Thursday, December 06, 2001

Northern Exposure: Everybody was Kung Fu Fighting...

Last Friday evening, we went to O'Byrnes again. I had an Irish Stew, and Sophia had some fish and chips. We chatted for a while over a pint, and we were both thinking how like Irish Pubs everywhere other than Ireland this place was (although there were a few pubs in Dublin that sort of fit this stylised ideal). A guy came over to take our plates - not one of the usual waitresses - and he had an Irish accent.

Well, that blew our theory out of the water. Maybe it was really authentic.

On the way home, the weather amazed us again. Little ice crystals were suspended in the air, floating down slowly. The lights caught them and they twinkled delightfully, but we soon noticed they started settling on our eyebrows and lashes. Fairy-tale-christmas-cake it may have looked, but it started to sting.

The snow brings out the Sherlock Holmes in me. We've got a theory about certain types of Canadians:
  • a lot of them shuffle their feet when they walk
  • a lot of them walk very close behind you

We had no idea why they shuffle their feet, and we think they walk close behind you because there are less than a million living in Edmonton and they must crave some kind of human contact. For us, coming from England and hanging around in London, it's quite strange. Most British people are very protective of their personal space, and it makes the paranoid reflex we seem to have developed twitch a little.

Anyway, back to the snow. I've seen footprints where, like "normal" people, the planter has lifted their feet up and lowered them into the snow carefully, to avoid getting wet shoes and soggy trousers. I've also seen lots of shuffling footsteps all over the place. It must be environmental or something.

Where it has settled without being disturbed, the snow is about 9 inches deep. Near our house there's an apartment complex (in England they're called maisonettes) and a cyclist has cut across the snow - at regular intervals the vague imprint of the pedals and the bottom of the feet can be seen. It's very cool, but in a 'not very exciting' way.

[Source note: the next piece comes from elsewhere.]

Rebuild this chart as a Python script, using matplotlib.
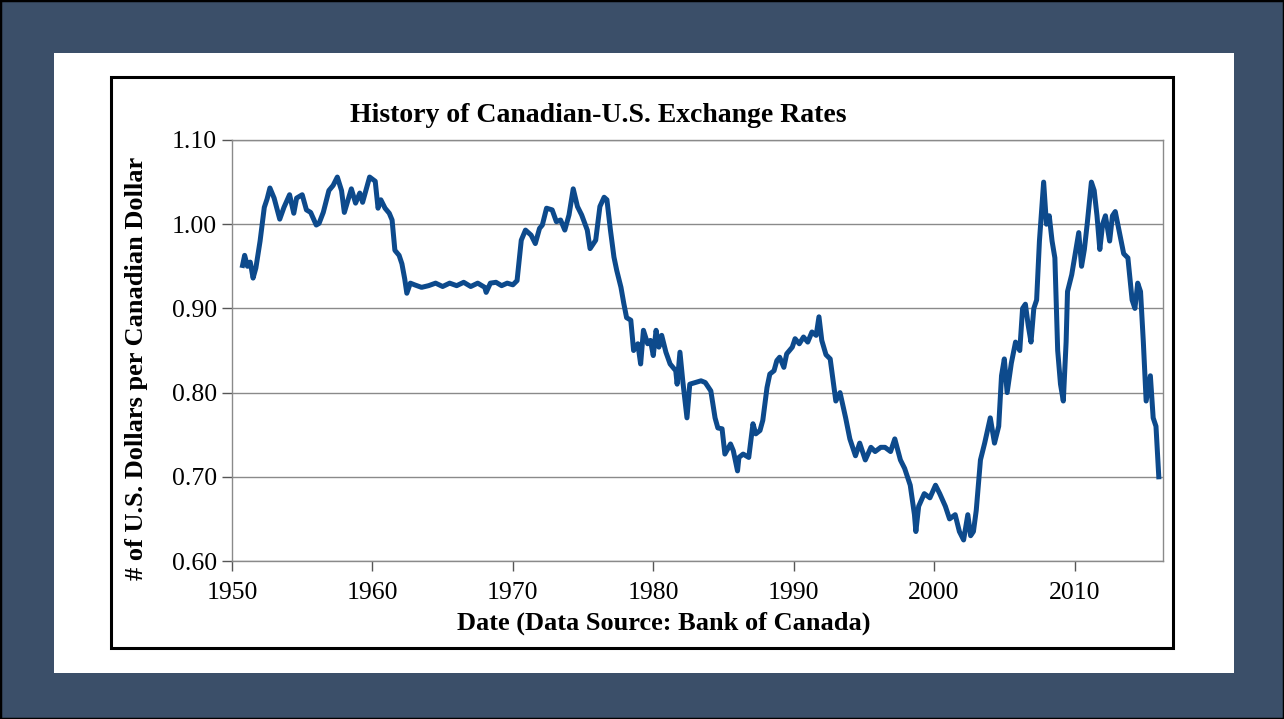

On Monday night, Sophia did her belly-dancing recital - I'm sure she'll give you her own side of things, but I can tell you it was not boring at all. About two hours of young ladies showing how well they can wiggle their tummies - and the bits just above and below them - was enough to capture my attention. Very good fun.

Last night was my Wing Chun exam (hence the title of this email). I passed, it went very well. At one point I punched when I should have blocked, but that was just nerves - it all went okay. The cycle there and back was a lot more hellish - this weather has gone from being funny to being deadly serious. I'm seriously concerned about my nose, it seems to act like a heatsink, radiating all the heat-energy from my body. Troublesome, no?

We'll have to get some pictures up of the two of us in our winter gear - the GoreTex jackets are great for stopping the wind and we just layer beneath them. Everyone is telling us to get some quilted down jackets for when the temperature goes below -25, but I'm counting on global warming here.

We still haven't seen Harry Potter, we plan to do that maybe this weekend. I've heard good things, of course, but then it is Harry Potter.